Task description
Return the number of lines that contain the word "with", and return nothing else.

Start of Given information

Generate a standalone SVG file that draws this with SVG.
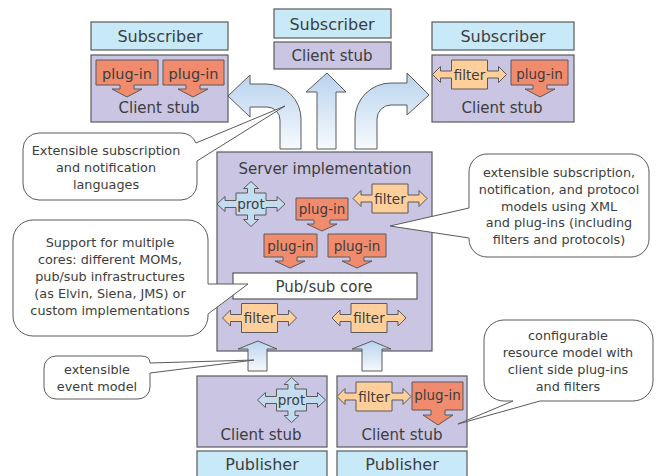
<svg xmlns="http://www.w3.org/2000/svg" xmlns:xlink="http://www.w3.org/1999/xlink" width="658" height="476" viewBox="0 0 658 476">
<style>
text{font-family:"DejaVu Sans","Liberation Sans",sans-serif;fill:#3d3d3d;text-anchor:middle}
.blue{fill:#c8e9f8;stroke:#5a5a5a;stroke-width:1.2}
.lav{fill:#c9c5e3;stroke:#5a5a5a;stroke-width:1.2}
.core{fill:#ffffff;stroke:#5a5a5a;stroke-width:1.2}
.plug{fill:#f18b6d;stroke:#5a5a5a;stroke-width:1}
.filt{fill:#fecf9b;stroke:#5a5a5a;stroke-width:1}
.prot{fill:#c4dcf0;stroke:#5a5a5a;stroke-width:1}
.big{fill:url(#grad);stroke:#5a5a5a;stroke-width:1}
.call{fill:#ffffff;stroke:#5a5a5a;stroke-width:1}
.t16{font-size:16px}
.t15{font-size:15px}
.tp{font-size:13.5px}
.tc{font-size:12.8px}
</style>
<defs>
<linearGradient id="grad" x1="0" y1="0" x2="0" y2="1">
<stop offset="0" stop-color="#b9d3ee"/>
<stop offset="1" stop-color="#f7fafd"/>
</linearGradient>
<path id="filterShape" class="filt" d="M-37,0 L-29,-8 L-29,-3.5 L-18,-3.5 L-18,-14.5 L18,-14.5 L18,-3.5 L29,-3.5 L29,-8 L37,0 L29,8 L29,3.5 L18,3.5 L18,14.5 L-18,14.5 L-18,3.5 L-29,3.5 L-29,8 Z"/>
<path id="protShape" class="prot" d="M0,-22.5 L7.5,-15.5 L3.5,-15.5 L3.5,-11 L15,-11 L15,-3.5 L26,-3.5 L26,-7.5 L34,0 L26,7.5 L26,3.5 L15,3.5 L15,11 L3.5,11 L3.5,15.5 L7.5,15.5 L0,22.5 L-7.5,15.5 L-3.5,15.5 L-3.5,11 L-15,11 L-15,3.5 L-26,3.5 L-26,7.5 L-34,0 L-26,-7.5 L-26,-3.5 L-15,-3.5 L-15,-11 L-3.5,-11 L-3.5,-15.5 L-7.5,-15.5 Z"/>
</defs>

<g id="subscriber-left">
<rect class="blue" x="91" y="22" width="137" height="28"/>
<text class="t16" x="160" y="42">Subscriber</text>
</g>
<g id="clientstub-left">
<rect class="lav" x="91" y="55" width="137" height="67"/>
<path class="plug" d="M96,60 H158 V85 H134 V89 H142 L127,97 L112,89 H120 V85 H96 Z"/>
<text class="t15" x="127" y="79" style="font-size:14.5px">plug-in</text>
<path class="plug" d="M163,60 H224 V85 H200 V89 H208 L193,97 L178,89 H186 V85 H163 Z"/>
<text class="t15" x="193.5" y="79" style="font-size:14.5px">plug-in</text>
<text class="t15" x="159" y="113">Client stub</text>
</g>

<g id="subscriber-mid">
<rect class="blue" x="274" y="9" width="117" height="29"/>
<text class="t16" x="332" y="30">Subscriber</text>
</g>
<g id="clientstub-mid">
<rect class="lav" x="274" y="42" width="117" height="27"/>
<text class="t15" x="332" y="61">Client stub</text>
</g>

<g id="subscriber-right">
<rect class="blue" x="432" y="22" width="142" height="28"/>
<text class="t16" x="503" y="42">Subscriber</text>
</g>
<g id="clientstub-right">
<rect class="lav" x="432" y="55" width="142" height="67"/>
<use href="#filterShape" x="469.5" y="74.5"/>
<text class="tp" x="469.5" y="79.5">filter</text>
<path class="plug" d="M511,60 H568 V85 H547 V89 H555 L540,97 L525,89 H533 V85 H511 Z"/>
<text class="tp" x="539.5" y="79">plug-in</text>
<text class="t15" x="502" y="113">Client stub</text>
</g>

<g id="server">
<rect class="lav" x="217" y="152" width="215" height="199"/>
<text class="t15" x="325" y="174">Server implementation</text>
<use href="#protShape" x="251" y="204"/>
<text class="tp" x="251" y="208.5">prot</text>
<use href="#filterShape" x="390" y="198.5"/>
<text class="tp" x="390" y="203.5">filter</text>
<path class="plug" d="M296,198 H348 V220 H330 V224 H337 L322,231 L307,224 H314 V220 H296 Z"/>
<text class="tp" x="322" y="214">plug-in</text>
<path class="plug" d="M264,234 H317 V257 H297 V261 H305 L290,268 L275,261 H283 V257 H264 Z"/>
<text class="tp" x="290.5" y="251">plug-in</text>
<path class="plug" d="M328,234 H386 V257 H364 V261 H372 L357,268 L342,261 H350 V257 H328 Z"/>
<text class="tp" x="357" y="251">plug-in</text>
<g id="pubsub-core">
<rect class="core" x="233" y="273" width="184" height="26"/>
<text class="t15" x="324" y="292">Pub/sub core</text>
</g>
<use href="#filterShape" x="259.5" y="318"/>
<text class="tp" x="259.5" y="323">filter</text>
<use href="#filterShape" x="369" y="318"/>
<text class="tp" x="369" y="323">filter</text>
</g>

<g id="clientstub-bottom-left">
<rect class="lav" x="197" y="376" width="130" height="71"/>
<use href="#protShape" x="291.5" y="400"/>
<text class="tp" x="291.5" y="404.5">prot</text>
<text class="t15" x="261" y="440">Client stub</text>
</g>
<g id="clientstub-bottom-right">
<rect class="lav" x="337" y="376" width="130" height="71"/>
<use href="#filterShape" x="374" y="396.5"/>
<text class="tp" x="374" y="401.5">filter</text>
<path class="plug" d="M412,382 H463 V410 H445 V415 H453 L438,425 L423,415 H431 V410 H412 Z"/>
<text class="tp" x="437.5" y="400">plug-in</text>
<text class="t15" x="402" y="440">Client stub</text>
</g>
<g id="publisher-left">
<rect class="blue" x="197" y="451" width="130" height="30"/>
<text class="t16" x="262" y="470">Publisher</text>
</g>
<g id="publisher-right">
<rect class="blue" x="337" y="451" width="130" height="30"/>
<text class="t16" x="402" y="470">Publisher</text>
</g>

<g id="connectors">
<path class="big" d="M228,96 L250,75 L250,84 L266,84 A35,35 0 0 1 301,119 L301,149 L280,149 L280,120 A13,13 0 0 0 267,107 L250,107 L250,117 Z"/>
<path class="big" d="M327,73 L346,92 L336,92 L336,149 L317,149 L317,92 L306,92 Z"/>
<path class="big" d="M429,95 L407,115 L407,105 L391,105 A14,14 0 0 0 377,119 L377,149 L355,149 L355,119 A36,36 0 0 1 391,83 L407,83 L407,73 Z"/>
<path class="big" d="M258,341 L277,349 L267,349 L267,371 L248,371 L248,349 L238,349 Z"/>
<path class="big" d="M372,341 L391,349 L382,349 L382,371 L362,371 L362,349 L352,349 Z"/>
</g>

<g id="callout-languages">
<path class="call" d="M39,133 H181 A16,16 0 0 1 196,143 L285,106 L197,161 V184 A16,16 0 0 1 181,200 H39 A16,16 0 0 1 23,184 V149 A16,16 0 0 1 39,133 Z"/>
<text class="tc" x="106" y="155">Extensible subscription</text>
<text class="tc" x="106" y="172">and notification</text>
<text class="tc" x="106" y="189">languages</text>
</g>
<g id="callout-cores">
<path class="call" d="M33,220 H188 A20,20 0 0 1 208,240 V284 L248,284 L208,314 V316 A20,20 0 0 1 188,336 H33 A20,20 0 0 1 13,316 V240 A20,20 0 0 1 33,220 Z"/>
<text class="tc" x="110" y="247">Support for multiple</text>
<text class="tc" x="110" y="264">cores: different MOMs,</text>
<text class="tc" x="110" y="281">pub/sub infrastructures</text>
<text class="tc" x="110" y="298">(as Elvin, Siena, JMS) or</text>
<text class="tc" x="110" y="315">custom implementations</text>
</g>
<g id="callout-models">
<path class="call" d="M487,154 H631 A18,18 0 0 1 649,172 V239 A18,18 0 0 1 631,257 H487 A18,18 0 0 1 469,239 V238 L390,226 L469,208 V172 A18,18 0 0 1 487,154 Z"/>
<text class="tc" x="559" y="177">extensible subscription,</text>
<text class="tc" x="559" y="194">notification, and protocol</text>
<text class="tc" x="559" y="211">models using XML</text>
<text class="tc" x="559" y="227"> and plug-ins (including</text>
<text class="tc" x="559" y="244">filters and protocols)</text>
</g>
<g id="callout-event">
<path class="call" d="M56,356 H141 Q150,356 150,363 L254,360 L150,373 V387 A12,12 0 0 1 138,399 H56 A12,12 0 0 1 44,387 V368 A12,12 0 0 1 56,356 Z"/>
<text class="tc" x="97" y="374">extensible</text>
<text class="tc" x="97" y="391">event model</text>
</g>
<g id="callout-resource">
<path class="call" d="M504,320 H633 A20,20 0 0 1 653,340 V381 A20,20 0 0 1 633,401 H540 L458,424 L513,401 H504 A20,20 0 0 1 484,381 V340 A20,20 0 0 1 504,320 Z"/>
<text class="tc" x="568" y="340">configurable</text>
<text class="tc" x="568" y="357">resource model with</text>
<text class="tc" x="568" y="374">client side plug-ins</text>
<text class="tc" x="568" y="391">and filters</text>
</g>
</svg>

End of Given information

Response for this exercise
2